I found it easy to minimise my wardrobe, and still rotate 33 items on a regular basis for a refined capsule, functional collection.
Same with my possessions. Deciding to unclutter my home, drawers and shelves was an easy decision and I wouldn’t ever go back.
Even though I had lived with less for years, I still had one incredibly cluttered, expensive collection that was eating away at my happiness without me even realising.
My makeup collection.
I was so easily taken in watching hours of YouTube tutorials, seeing two for £30 offers on the counters of departments stores, and concepts that a new lipstick shade could improve my whole look for a night out.
There was always something I needed. Perhaps a new highlighter would help hide my naturally round face. A different eyebrow shade would make my penciling in look more natural and defined.
For someone who had managed to avoid the traps and pitfalls of gratification buying for a long time with clothes, I was blind when making the same mistakes with beauty products.
I realised that this was an issue when I looked at my ‘capsule collection’ that I had organised six months ago, and it had already doubled.
Now I don’t think this would have been a problem if it had doubled because I had found new staple products I love. Or if I had developed a yearning for makeup artistry.
But this wasn’t the case. The drawer was filled with new lotions and potions that I had purchased quickly, without much thought, and with too much hope behind.
I sat down, and looked at all the products in my collection to work out why this was happening again, and the answer was simple. Lack of confidence.
A lipstick had been purchased recently on a work trip to London when I had envied the bold matte lip I kept seeing across the capital. I wanted to emulate this look myself so I purchased this gorgeous Bobbi Brown dark brown shade.
It didn’t, and no longer does, suit me.
It was purely an impulse buy, driven by envy and admiration.
A bronzer sits almost untouched in the drawer after I had seen a famous Instagram blogger use in one of her videos. Even though that post was sponsored, I had to agree she looked amazing with it on, and I wanted my face to glow like that.
It didn’t, and because I have naturally very dry skin, it just looked caked on and awful.
Once again, suckered by marketing and the need to emulate the confidence and looks of someone else.
Minimised collection, boosted confidence
So today I am making a promise. I have minimised my capsule beauty collection for a final time, and here is what it contains.
I know my makeup routine well, and I can complete it in just fifteen minutes each morning. Every product works well with my skin tone, complexion and dry, sensitive skin.
I have a few key pieces I know will instantly boost a look for an evening event or date night.
However something bigger needs to change. I need to understand that buying a particular lip shade, trending eye colour or concealer won’t suddenly change the way I look and feel overnight. It might give me confidence if it works but I need to be confident without all these products for it to have a real effect.
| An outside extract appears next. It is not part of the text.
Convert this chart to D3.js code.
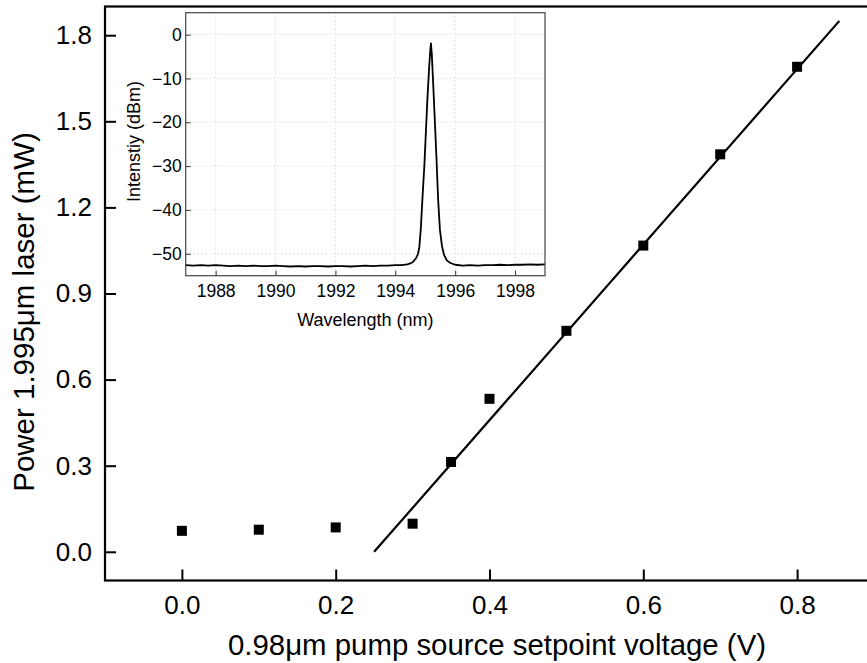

Buying makeup products for the hope that they change my look and improve my life in some way is the same mistake I was making with clothes years ago. I used to be convinced that a new dress and shoes would be the key to feeling amazing on a night out. It wasn’t.
For the next year I won’t be adding any new products aside for replacing my core collection as it runs out.
I will also work on the thing that makeup has been trying to unsuccessfully mask for the last 15 years, my confidence, and stop comparing my looks to the models and bloggers out there who look flawless on a daily basis.
Minimising your possessions helps you identify what really matters to you, and put worth in your true priorities, not material objects.
So minimising your beauty collection should help you realise your own true worth and confidence, without twenty layers of cosmetic support to help you.
If you, like me, can think back to a time recently when you have bought a product because of how it looks on someone else. Because you thought it would completely change your look. Because you thought it would boost your beauty. You might need to do the same.
Cull the cosmetics, and be mindful of your own natural worth and beauty.